In the world of cryptocurrencies, the term “tokenomics” comes up frequently. But what exactly is tokenomics? A contraction of the words “token” and “economy”, this concept encompasses all the economic rules governing a digital asset. In other words, tokenomics forms the economic backbone of a crypto project, influencing its value, supply, demand and utility.
Why is it so crucial? Quite simply because well-designed tokenomics promotes a balance between scarcity and accessibility, encouraging token adoption and use over the long term. Conversely, poor management can lead to excessive inflation or investor disinterest, jeopardizing the viability of the project.

Tokenomics Fundamentals
Tokenomics rests on several essential pillars:
- Issuance and supply: Excessive issuance of tokens can lead to uncontrolled inflation, while limited supply combined with strong demand can gradually increase their value.
- Token distribution: The way tokens are distributed has a direct impact on investor confidence and project sustainability.
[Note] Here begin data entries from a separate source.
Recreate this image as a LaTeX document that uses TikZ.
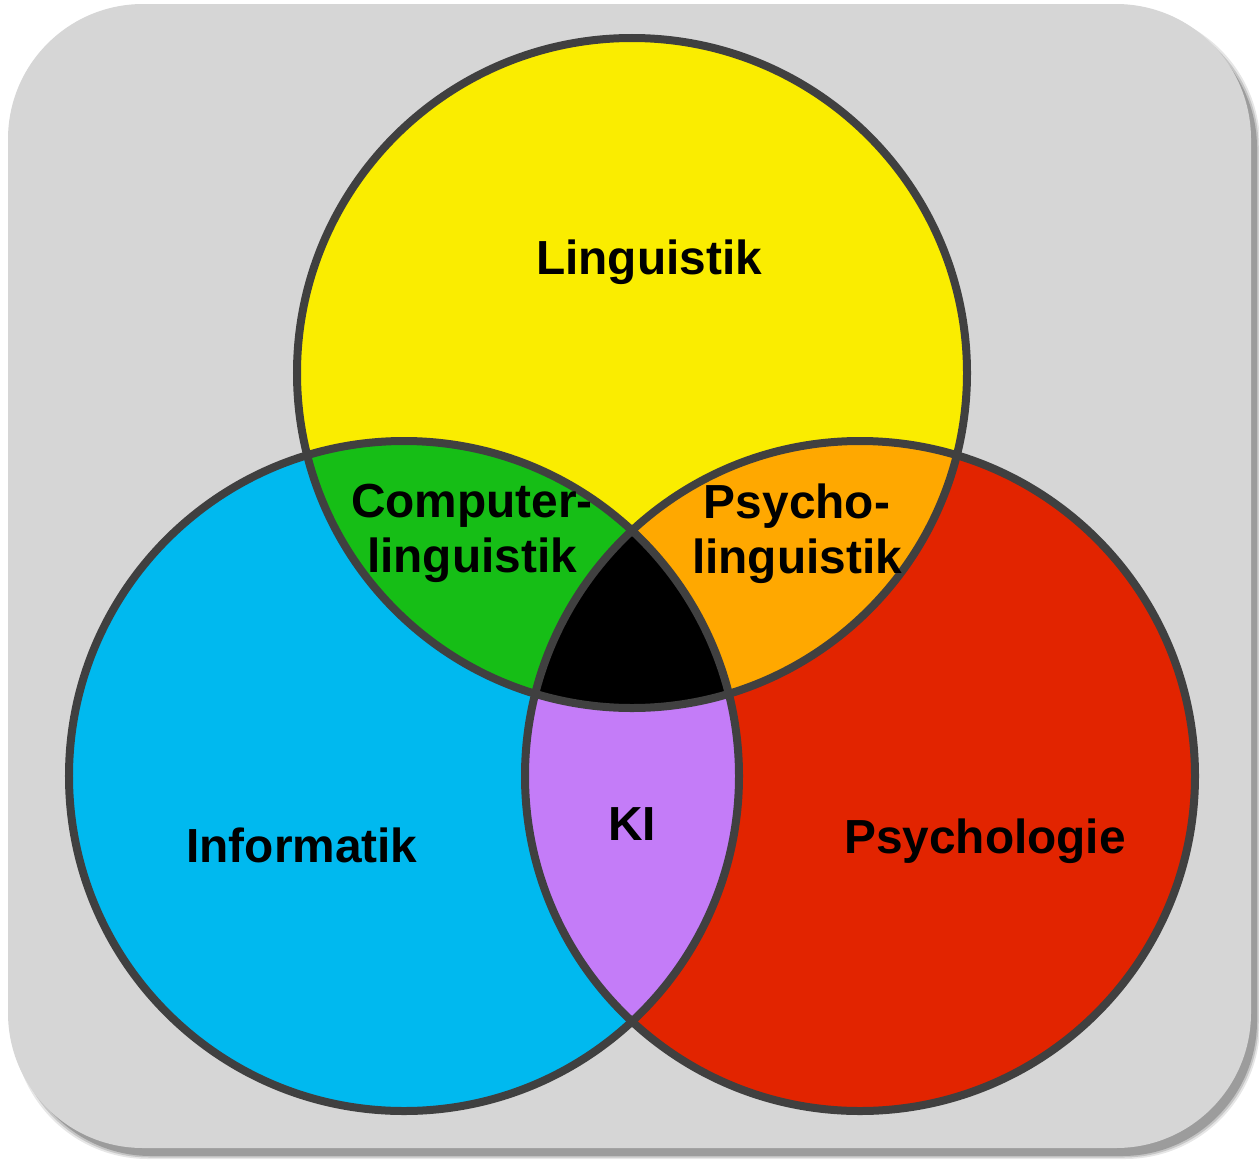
\documentclass[tikz,border=0pt]{standalone}
\usepackage{fontspec}
\setmainfont{Liberation Sans}
\definecolor{panel}{HTML}{D6D6D6}
\definecolor{panelshade}{HTML}{9C9C9C}
\definecolor{ringline}{HTML}{404040}
\definecolor{cyellow}{HTML}{FAED00}
\definecolor{cblue}{HTML}{00B9EF}
\definecolor{cred}{HTML}{E22400}
\definecolor{cgreen}{HTML}{16BE16}
\definecolor{corange}{HTML}{FFA800}
\definecolor{cviolet}{HTML}{C47CF8}
\begin{document}
\begin{tikzpicture}[x=1bp,y=-1bp,
  lab/.style={font=\fontsize{48}{55}\selectfont\bfseries, align=center,
    inner sep=0pt, anchor=base, text=black},
  ring/.style={draw=ringline, line width=8bp}]
\useasboundingbox (0,0) rectangle (1259,1160);

% panel with soft drop shadow
\foreach \e/\op in {3/0.25,1.5/0.45,0/1}
  \fill[panelshade, opacity=\op, rounded corners=135bp]
    (16-\e,13-\e) rectangle (1257+\e,1156+\e);
\fill[panel, rounded corners=135bp] (8,4) rectangle (1251,1148);

% circle centres
\def\rr{335bp}
\coordinate (cY) at (632,373);
\coordinate (cB) at (404,776);
\coordinate (cR) at (860,776);

% base discs
\fill[cyellow] (cY) circle[radius=\rr];
\fill[cblue] (cB) circle[radius=\rr];
\fill[cred] (cR) circle[radius=\rr];

% pairwise overlaps
\begin{scope}
  \clip (cY) circle[radius=\rr];
  \fill[cgreen] (cB) circle[radius=\rr];
  \fill[corange] (cR) circle[radius=\rr];
\end{scope}
\begin{scope}
  \clip (cB) circle[radius=\rr];
  \fill[cviolet] (cR) circle[radius=\rr];
\end{scope}
% triple overlap
\begin{scope}
  \clip (cY) circle[radius=\rr];
  \clip (cB) circle[radius=\rr];
  \fill[black] (cR) circle[radius=\rr];
\end{scope}

% outlines
\draw[ring] (cY) circle[radius=\rr];
\draw[ring] (cB) circle[radius=\rr];
\draw[ring] (cR) circle[radius=\rr];

% labels (two-line labels are placed by the baseline of their last line)
\node[lab] (ling) at (649,274) {Linguistik};
\node[lab] (compling) at (472,572) {Computer-\\linguistik};
\node[lab] (psyling) at (797,573) {Psycho-\\linguistik};
\node[lab] (inf) at (302,862) {Informatik};
\node[lab] (ki) at (632,840) {KI};
\node[lab] (psy) at (985,853) {Psychologie};
\end{tikzpicture}
\end{document}
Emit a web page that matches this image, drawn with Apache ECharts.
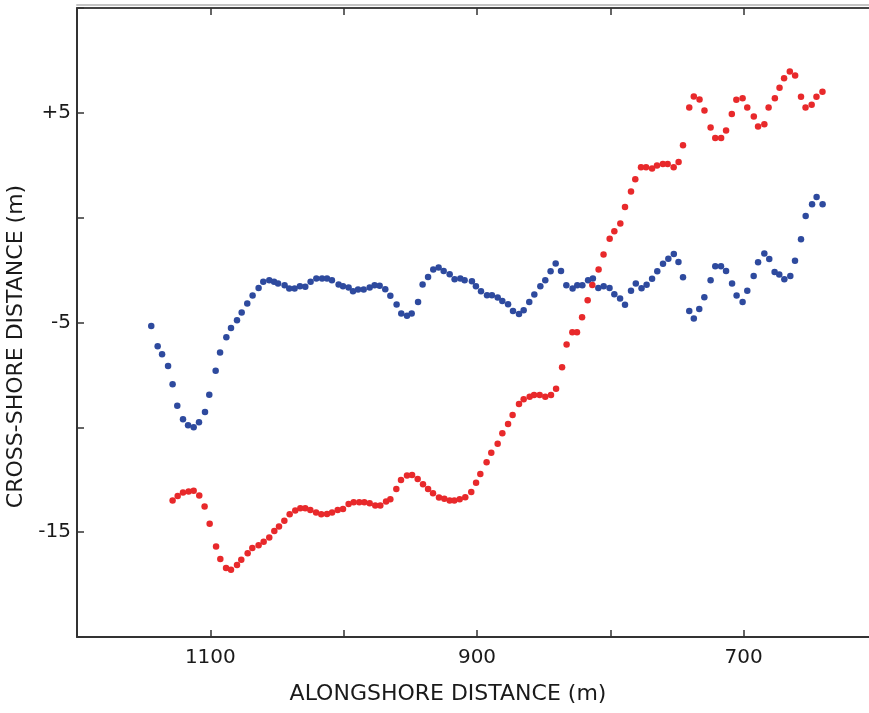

Tokens can be distributed via fundraising, airdrops or a mining system.
- Token usefulness: A token can be used for a variety of purposes, such as paying transaction fees, accessing exclusive services, participating in the governance of a protocol or generating passive income through staking.
Supply Reduction Mechanisms
In order to maintain the value of a token and prevent inflation, several mechanisms are often put in place:
- Token burn: This process consists of destroying a portion of the tokens in circulation to reduce their supply and thus increase their scarcity. Binance Coin (BNB) applies this strategy with quarterly burns.
- Staking: By staking their tokens in exchange for rewards, holders reduce the supply available on the market, which can stabilize or boost the price.
- Lock-up: This method imposes a lock-up period on tokens, preventing sudden, massive sales that could lead to excessive volatility.
The impact of Tokenomics on investors
Tokenomics plays a central role in investor decisions, influencing the value, stability and potential growth of an asset. Here are the main factors to watch out for:
- Supply management: misallocation of tokens can lead to inflation or price instability.
- Token concentration: Too large a share held by the founding team or a few investors increases the risk of dumping.
- Incentive mechanisms: Reward programs and decentralized governance are major levers for ensuring the sustainability of a project.
Real-life examples of successful Tokenomics
Some projects have taken advantage of well-thought-out tokenomics:
- Ethereum (ETH): the EIP-1559 update introduced an automatic burn mechanism for transaction fees, gradually reducing the supply in circulation.
- Binance Coin (BNB): By combining strong demand (reduced fees on Binance) and regular burns, BNB has consolidated its business model.
- Axie Infinity (AXS): Its attractive rewards system and participative governance have boosted community involvement.
- Polkadot (DOT): Staking plays a key role, locking in part of the supply and encouraging network security.
Tokenomics is a fundamental pillar of a successful crypto project. A well-thought-out design ensures a balance between supply and demand, a transparent distribution of tokens and incentive mechanisms favoring sustainable growth.
For investors, analyzing a project’s tokenomics is essential before placing funds into it. As the crypto ecosystem evolves, understanding these dynamics becomes a major asset in navigating the cryptocurrency market with foresight.
Overview of key Tokenomics elements
Element | Definition | Impact on token value |
---|---|---|
Issue and offer | Total number of tokens created and outstanding | Excessive supply can lead to inflation, while limited supply can drive up prices. |
Token distribution | Token distribution methods (ICO, airdrop, mining, etc.) | Balanced distribution boosts investor confidence |
Token usefulness | Token use cases (payments, staking, governance, etc.) | The more useful a token is, the more in demand and attractive it is. |
Token burn | Destruction of part of the tokens in circulation | Reduces supply and potentially increases scarcity and value |
Staking | Blocking tokens in exchange for rewards | Reduces available supply, stabilizes prices and builds investor loyalty |
Lock-up | Period during which certain tokens cannot be sold | Prevents mass selling that could destabilize the price |
Concentration of tokens | Breakdown of fees between investors and founders | Excessive concentration can lead to mass sales and the risk of dumping |
Incentive mechanisms | Rewards, decentralized governance, loyalty programs | Promotes user engagement and project growth |
This chart visualizes the key elements influencing the value and stability of a token, providing an essential analysis tool for investors.